ライムンド・アブラハム
PEOPLEText: Hans Hoger
『私が作品を作るにあたってのインスピレーションは、匿名の建造物、日々使っている電気製品、歩行中に目にする風景、そして文学の詩的観点から得ている。』
1933年、オーストリアのリーエンツで生まれたライムンド・アブラハムは、1971年から活動の場をニューヨークに移し、クーパー・ユニオン大学とプラット・インスティテュートで教鞭をとっている。それ以前は、1960年から1964年までグラーツにあるポリテクニック大学で建築学を専攻し、ウィーンでウォルター・ピヒラーと働いた経歴を持つ。

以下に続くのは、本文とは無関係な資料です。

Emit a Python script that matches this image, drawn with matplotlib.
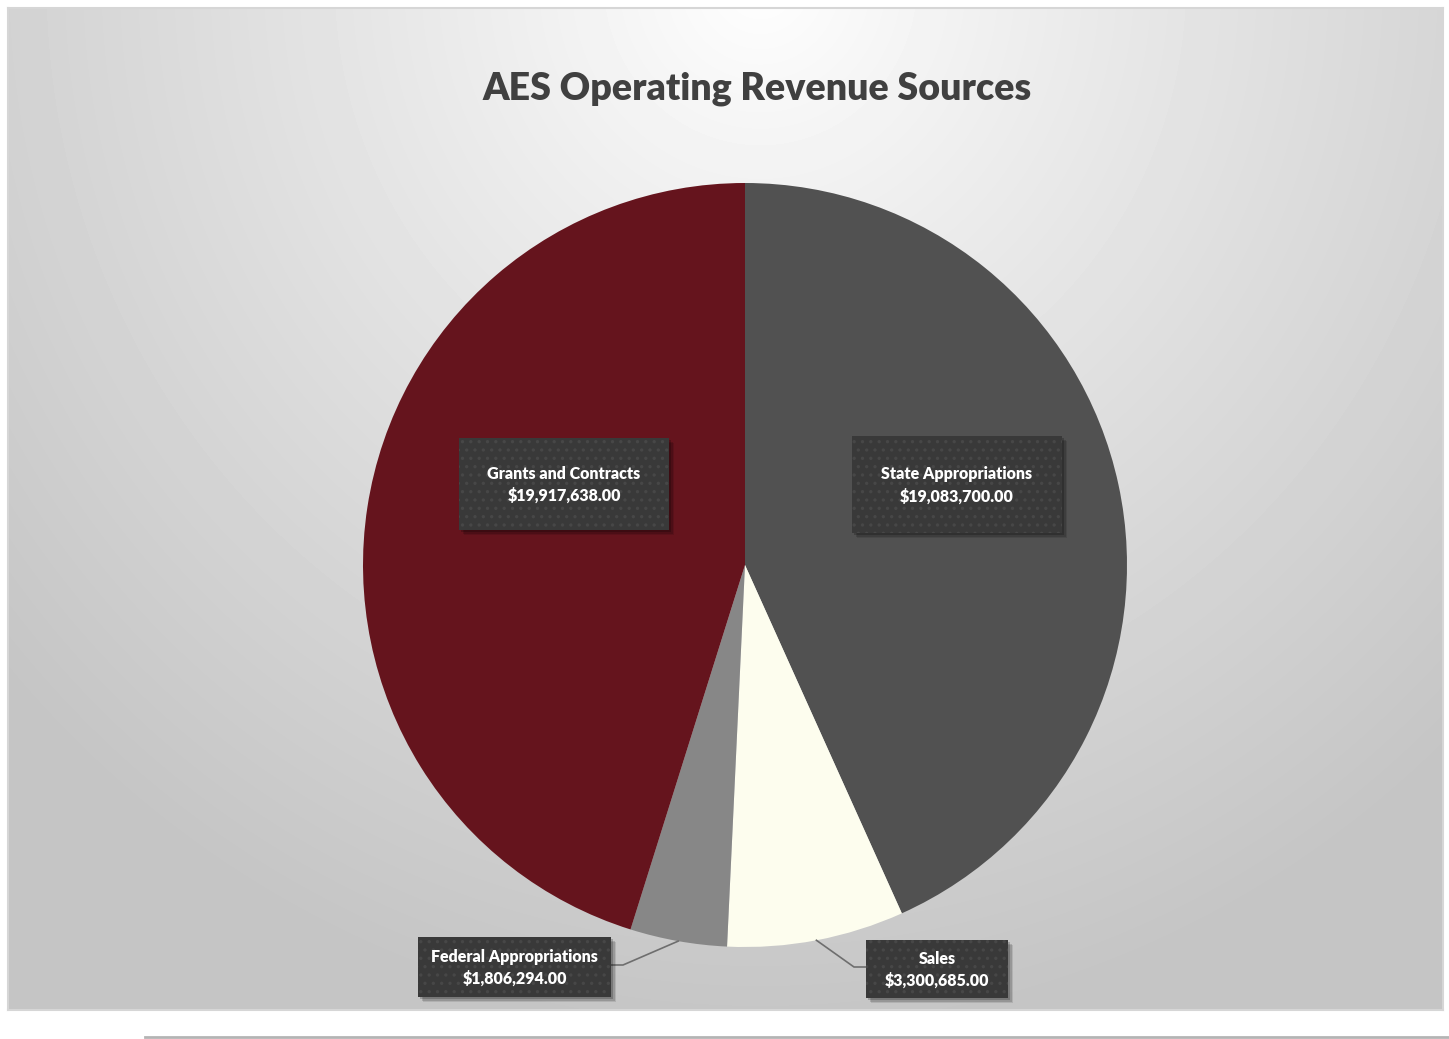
import numpy as np
import matplotlib.pyplot as plt
from matplotlib.patches import Rectangle

plt.rcParams["font.family"] = ["Lato", "DejaVu Sans"]
plt.rcParams["hatch.linewidth"] = 1.2

# Revenue sources, clockwise from 12 o'clock
sources = ["State Appropriations", "Sales", "Federal Appropriations", "Grants and Contracts"]
amounts = [19083700.00, 3300685.00, 1806294.00, 19917638.00]
colors = ["#515151", "#fdfdee", "#878787", "#65141d"]

W, H = 1449, 1039
fig = plt.figure(figsize=(W / 100, H / 100), dpi=100)
fig.patch.set_facecolor("white")


def fig_box(x0, y0, x1, y1):
    # pixel box (top-left origin) -> figure fraction [left, bottom, width, height]
    return [x0 / W, 1 - y1 / H, (x1 - x0) / W, (y1 - y0) / H]


# chart area with radial grey gradient
bg = fig.add_axes(fig_box(8, 8, 1443, 1010))
yy, xx = np.mgrid[8:1010, 8:1443]
d = np.sqrt(((xx - 760) / 1000.0) ** 2 + ((yy + 20) / 1050.0) ** 2)
shade = (255 - 58 * np.clip(d, 0, 1) ** 0.9) / 255.0
bg.imshow(shade, cmap="gray", vmin=0, vmax=1, aspect="auto", interpolation="bilinear")
bg.set_xticks([])
bg.set_yticks([])
for s in bg.spines.values():
    s.set_color("#d6d6d6")
    s.set_linewidth(1.5)

# thin rule under the chart
fig.add_artist(plt.Line2D([145 / W, 1.0], [1 - 1037 / H] * 2, color="#b4b4b4", lw=2))

fig.text(757 / W, 1 - 89 / H, "AES Operating Revenue Sources", ha="center", va="center",
         fontsize=27, fontweight="heavy", color="#404040")

# pie
cx, cy, r = 745, 565, 382
ax = fig.add_axes(fig_box(cx - r, cy - r, cx + r, cy + r))
ax.patch.set_alpha(0)
wedges, _ = ax.pie(amounts, colors=colors, startangle=90, counterclock=False, radius=1,
                   wedgeprops=dict(linewidth=0))
ax.set_xlim(-1, 1)
ax.set_ylim(-1, 1)
ax.set_aspect("auto")
ax.axis("off")

# overlay axes in pixel coordinates for the label boxes
ov = fig.add_axes([0, 0, 1, 1])
ov.set_xlim(0, W)
ov.set_ylim(H, 0)
ov.axis("off")
ov.patch.set_alpha(0)


def fmt(v):
    return "$" + format(v, ",.2f")


boxes = {
    "State Appropriations": (852, 436, 1062, 533),
    "Sales": (866, 940, 1008, 998),
    "Federal Appropriations": (418, 937, 611, 997),
    "Grants and Contracts": (459, 438, 669, 530),
}

# leader lines for the small slices
for w, name in zip(wedges, sources):
    if name not in ("Sales", "Federal Appropriations"):
        continue
    mid = np.deg2rad((w.theta1 + w.theta2) / 2)
    px, py = cx + r * np.cos(mid), cy - r * np.sin(mid)
    x0, y0, x1, y1 = boxes[name]
    ym = (y0 + y1) / 2
    if name == "Sales":
        ov.plot([px, x0 - 12, x0], [py, ym - 2, ym - 2], color="#6e6e6e", lw=1.2, zorder=2)
    else:
        ov.plot([px, x1 + 12, x1], [py, ym - 2, ym - 2], color="#6e6e6e", lw=1.2, zorder=2)

for name, amt in zip(sources, amounts):
    x0, y0, x1, y1 = boxes[name]
    for k, a in ((5, 0.10), (3.5, 0.15), (2, 0.2)):
        ov.add_patch(Rectangle((x0 + k, y0 + k), x1 - x0, y1 - y0, facecolor="black",
                               alpha=a, lw=0, zorder=3))
    ov.add_patch(Rectangle((x0, y0), x1 - x0, y1 - y0, facecolor="#393939", edgecolor="#474747",
                           hatch="..", lw=0, zorder=4))
    ov.text((x0 + x1) / 2, (y0 + y1) / 2 + 1, f"{name}\n{fmt(amt)}", ha="center", va="center",
            fontsize=11.5, fontweight="heavy", color="white", linespacing=1.45, zorder=5)

fig.savefig("out.png", dpi=100)
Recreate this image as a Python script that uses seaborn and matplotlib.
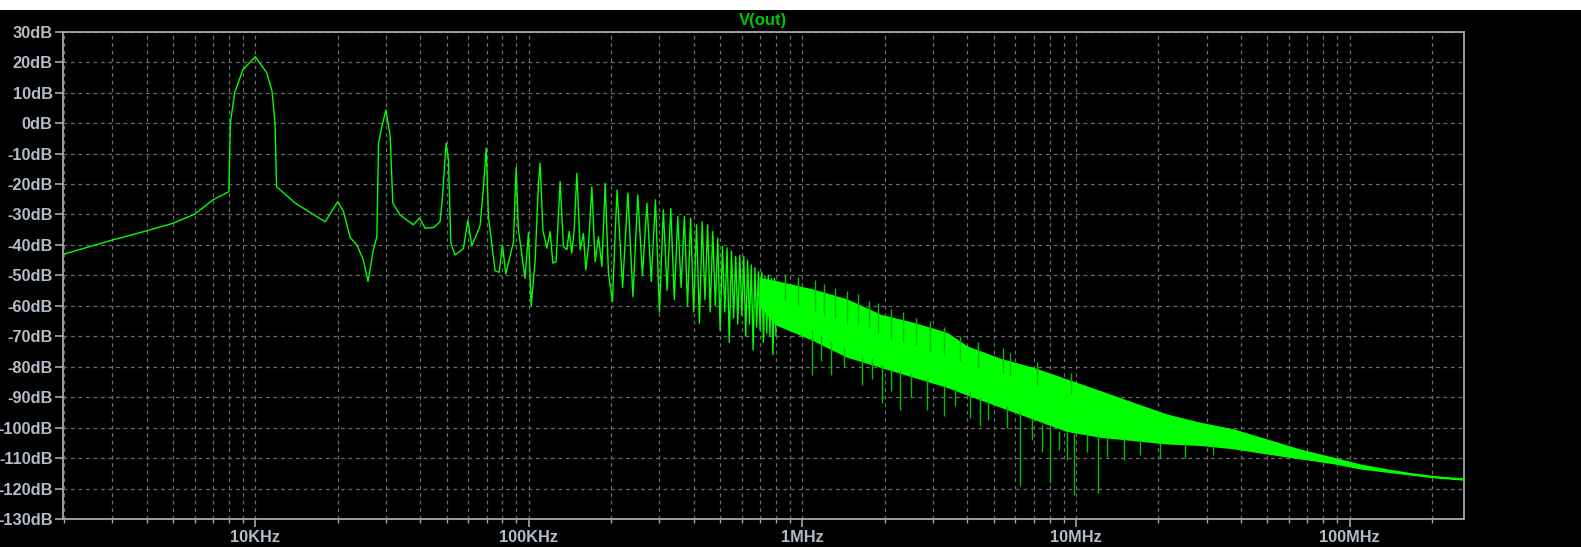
import matplotlib
matplotlib.use("Agg")
import matplotlib.pyplot as plt
import numpy as np
import pandas as pd
import seaborn as sns
from matplotlib.patches import Rectangle
from matplotlib.ticker import FixedLocator, LogLocator, NullFormatter, NullLocator

# ---- data (frequency in kHz, level in dB) ----
# single trace from 2 kHz up to ~210 kHz
trace_khz = [2.0, 3.0, 4.0, 5.0, 6.0, 7.0, 8.0, 8.1, 8.4, 9.0, 10.0, 11.0, 11.5, 11.8,
             11.95, 14.0, 16.0, 18.0, 20.0, 21.0, 22.2, 23.5, 24.8, 25.8, 27.0, 27.8,
             28.2, 29.0, 30.0, 31.1, 31.8, 33.8, 37.8, 39.8, 41.7, 44.8, 47.3, 48.3,
             49.8, 50.8, 51.8, 53.7, 57.6, 59.8, 61.8, 66.3, 68.2, 69.8, 71.1, 75.2,
             77.8, 80.0, 82.3, 87.8, 89.8, 91.5, 96.8, 99.6, 101.9, 105.4, 108.3, 109.9,
             112.4, 116.3, 119.5, 122.3, 125.7, 130.0, 133.7, 137.6, 140.3, 143.5, 146.3,
             149.7, 153.9, 158.2, 161.4, 165.0, 169.8, 174.6, 179.5, 184.8, 190.0, 195.3,
             202.0, 206.7]
trace_db = [-43.0, -38.4, -35.4, -32.9, -29.9, -25.2, -22.5, 0.0, 10.0, 17.5, 21.8, 16.5,
            10.5, 0.0, -20.9, -26.3, -29.6, -32.4, -25.8, -29.1, -37.6, -40.0, -44.9,
            -52.0, -41.6, -37.3, -6.6, -1.2, 4.3, -4.4, -26.3, -30.2, -33.4, -31.2, -34.5,
            -34.3, -32.4, -24.2, -6.6, -12.0, -39.4, -43.3, -41.2, -31.8, -40.3, -33.7,
            -20.9, -8.2, -30.7, -48.5, -49.0, -40.0, -49.5, -39.0, -14.6, -35.0, -51.0,
            -36.0, -60.0, -44.9, -19.8, -13.2, -35.1, -41.1, -35.6, -46.0, -45.5, -19.2,
            -40.5, -41.6, -35.6, -42.7, -35.1, -16.5, -41.6, -36.2, -48.2, -40.5, -20.9,
            -45.5, -37.3, -47.1, -19.8, -49.3, -58.6, -36.2]

# harmonic comb 210 kHz .. 800 kHz (peaks at odd, dips at even multiples of 10 kHz)
comb_khz = [210, 220, 230, 240, 250, 260, 270, 280, 290, 300, 310, 320, 330, 340, 350,
            360, 370, 380, 390, 400, 410, 420, 430, 440, 450, 460, 470, 480, 490, 500,
            510, 520, 530, 540, 550, 560, 570, 580, 590, 600, 610, 620, 630, 640, 650,
            660, 670, 680, 690, 700, 710, 720, 730, 740, 750, 760, 770, 780, 790, 800]
comb_db = [-22.0, -54.0, -23.0, -57.0, -23.6, -50.0, -26.3, -52.0, -25.2, -62.0, -28.5,
           -55.0, -28.0, -58.0, -30.7, -54.0, -30.7, -60.0, -31.2, -62.0, -33.4, -65.7,
           -32.4, -58.0, -33.4, -62.0, -35.6, -60.0, -37.8, -68.0, -40.5, -62.0, -41.0,
           -72.0, -42.0, -64.0, -43.8, -66.0, -43.5, -63.0, -43.8, -70.0, -45.0, -66.0,
           -46.6, -74.5, -47.5, -67.0, -48.8, -68.0, -49.0, -72.0, -50.4, -69.0, -50.0,
           -70.0, -51.0, -76.0, -51.0, -70.0]

# dense band from ~0.7 MHz: upper and lower edge of the solid part
band_mhz = [0.70, 0.80, 1.097, 1.453, 1.924, 2.546, 3.373, 3.991, 5.284, 6.99, 9.26,
            12.26, 16.23, 21.5, 28.46, 37.7, 49.9, 66.0, 87.4, 109.4, 137.0, 166.7, 202.8,
            262.0]
band_top = [-51.0, -52.0, -54.8, -58.0, -63.0, -65.7, -69.0, -73.4, -77.5, -80.5,
            -84.3, -88.1, -92.0, -95.8, -98.5, -100.7, -104.0, -107.3, -110.0, -112.2,
            -113.8, -115.0, -116.0, -116.8]
band_bot = [-60.0, -66.0, -71.2, -76.6, -79.9, -83.2, -86.5, -89.0, -93.0, -97.0,
            -101.0, -102.9, -104.0, -105.1, -105.6, -106.7, -108.4, -110.0, -111.6, -113.3,
            -114.4, -115.3, -116.2, -117.0]

# isolated spikes sticking out of the band
down_mhz = [1.082, 1.17, 1.270, 1.42, 1.649, 1.80, 1.951, 2.10, 2.276, 2.50, 2.850, 3.278,
            3.60, 4.10, 4.463, 4.786, 5.60, 6.215, 6.918, 7.50, 8.0, 8.63, 9.26, 9.85,
            11.0, 12.08, 12.97, 14.92, 17.17, 20.3, 25.1, 31.7]
down_tip = [-82.7, -78.0, -82.7, -80.0, -86.0, -84.0, -92.0, -88.0, -94.1, -90.0, -94.1,
            -96.3, -93.0, -97.0, -99.6, -97.4, -100.0, -119.3, -104.0, -108.0, -118.2,
            -107.3, -110.6, -122.0, -108.0, -121.5, -109.5, -110.6, -109.0, -110.0, -110.0,
            -109.0]
down_base = [-68.0, -70.0, -72.0, -74.0, -76.0, -77.0, -79.0, -80.0, -81.0, -82.0, -84.0,
             -86.0, -87.0, -88.0, -90.0, -91.0, -93.0, -95.0, -97.0, -99.0, -100.0, -101.0,
             -101.5, -102.0, -102.3, -102.5, -103.0, -103.5, -104.0, -105.0, -105.2, -105.5]
up_mhz = [0.864, 0.964, 1.113, 1.20, 1.317, 1.45, 1.598, 1.75, 1.891, 2.10, 2.334, 2.60,
          2.931, 3.30, 3.772, 4.40, 5.42, 5.74, 7.20, 9.60]
up_tip = [-49.5, -50.5, -51.5, -53.0, -54.0, -55.0, -56.0, -58.5, -59.0, -61.0, -62.0,
          -64.0, -65.0, -67.0, -70.0, -72.0, -74.0, -75.5, -78.5, -82.0]
up_base = [-58.0, -60.0, -62.0, -63.0, -64.0, -66.0, -66.0, -67.0, -69.0, -71.0, -72.0,
           -73.0, -75.0, -76.0, -78.0, -80.0, -82.0, -83.0, -86.0, -89.0]

db_ticks = list(range(30, -131, -10))
freq_ticks = [1e4, 1e5, 1e6, 1e7, 1e8]
freq_labels = ["10KHz", "100KHz", "1MHz", "10MHz", "100MHz"]

GREEN = "#00ff00"
GRID = "#6c6c6c"
FRAME = "#a8a8a8"
LABEL = "#b4bcc6"

sns.set_theme(style="dark")
plt.rcParams["font.family"] = ["Liberation Sans", "DejaVu Sans"]

W, H = 1581, 547
fig = plt.figure(figsize=(W / 100, H / 100), dpi=100)
fig.patch.set_facecolor("black")
fig.add_artist(Rectangle((0, 1 - 10 / H), 1, 10 / H, transform=fig.transFigure,
                         facecolor="white", edgecolor="none"))
ax = fig.add_axes([63 / W, 1 - 519 / H, (1464 - 63) / W, (519 - 31.7) / H])
ax.set_facecolor("black")
ax.set_xscale("log")

line = pd.DataFrame({
    "freq": [f * 1e3 for f in trace_khz + comb_khz],
    "db": trace_db + comb_db,
})
sns.lineplot(data=line, x="freq", y="db", ax=ax, color=GREEN, lw=1.0,
             sort=False, estimator=None, zorder=4)

band_f = [f * 1e6 for f in band_mhz]
ax.fill_between(band_f, band_bot, band_top, color=GREEN, lw=1.2, zorder=3)
ax.vlines([f * 1e6 for f in down_mhz], down_tip, down_base, color="#00c000", lw=1.0, zorder=3)
ax.vlines([f * 1e6 for f in up_mhz], up_base, up_tip, color="#00c000", lw=1.0, zorder=3)

ax.set_xlim(1.98e3, 262e6)
ax.set_ylim(-130, 30)
ax.set_xlabel("")
ax.set_ylabel("")

ax.xaxis.set_major_locator(FixedLocator(freq_ticks))
ax.set_xticklabels(freq_labels)
ax.xaxis.set_minor_locator(LogLocator(base=10, subs=range(2, 10), numticks=30))
ax.xaxis.set_minor_formatter(NullFormatter())
ax.set_yticks(db_ticks)
ax.set_yticklabels([f"{v}dB" for v in db_ticks])
ax.yaxis.set_minor_locator(NullLocator())

ax.grid(True, which="both", color=GRID, linestyle=(0, (3, 3)), linewidth=0.9)
ax.set_axisbelow(True)
for s in ax.spines.values():
    s.set_color(FRAME)
    s.set_linewidth(1.3)
    s.set_visible(True)

ax.tick_params(axis="both", which="major", colors=FRAME, labelcolor=LABEL, length=6,
               width=1.2, labelsize=11.8, direction="out")
ax.tick_params(axis="x", which="minor", colors=FRAME, length=3, width=1.0, direction="out")
ax.tick_params(axis="y", pad=1.5)
ax.tick_params(axis="x", pad=2)
ax.tick_params(left=True, bottom=True)
ax.tick_params(axis="x", which="minor", bottom=True)
for lab in ax.get_xticklabels() + ax.get_yticklabels():
    lab.set_fontweight("bold")

fig.text(763.5 / W, 1 - 20 / H, "V(out)", color="#00c800", fontsize=12,
         fontweight="bold", ha="center", va="center")

fig.savefig("out.png", dpi=100, facecolor=fig.get_facecolor())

Raimund Abraham, Photo: Nathalie Schueller
60年から70年代に渡り、アブラハムはオーストリアの急進派グループのリーダー格の一人であった。彼の1963年の作品「エレメンターレ・アーキテクチャー」は、急進主義運動中の最初の発表作品である。1964年のアメリカ訪問では、ヨーロッパ・アメリカ両方からの実験的な前衛派と共に運動の為の重要な貢献を果たした。
専門的な活動としては建築のおけるドローイングの独立した価値は本質的なものになる、といつも考えていた。『ドローイングは建築的思考の認識の為の、私達が常に利用できる道具の一つなのだ』とアブラハムは言う。
1992年にオーストリア外務省主催で行われたコンペティションで226のエントリー作品の中から選ばれ、ライムンド・アブラハムが手掛けた建築物は、マンハッタン東52丁目1番ある地上80mの高層ビルだが、通りにそって幅7.6m、奥行き28.3mという比較的小さな土地に立っている。
The spine, the nucleus and the mask, left: The Institute For Austrian Culture in NY, right: The Institute For Austrian Culture Plan (1992-2002)
そのビルはアブラハムのデザインに対するメッセージを反映しており、そのランゲージ・グラフィックとサインを形どる事によって建築物を特徴付けるために空間を削ったようにも見える。特に、アブラハムは、ビル全体を3本の柱に分け、それぞれの柱がお互いに隠れて見えるよう配置した。支柱は吹き抜け型の階段を支える形になっており、他の2本の柱のサポート役にもなっている。グラスマスクは通りに沿ってそびえ建っている。
あるインタビューで、仕事の文脈について『ニューヨークの状況は一体どうなっているのでしょうか?インスティトュートの片側では戦後に建てられたひどい高層ビルが立ち並んでいると思いきや、かたや戦前に建てられたまともなホテルがあったりする。人々はニューヨークの事をコラージュと呼ぶのが好きな様ですが、コラージュはなんらかのプランを示唆するでしょう。それよりもニューヨークという街は無政府主義のはかり知れなさに似ていると思います。』と、語っている。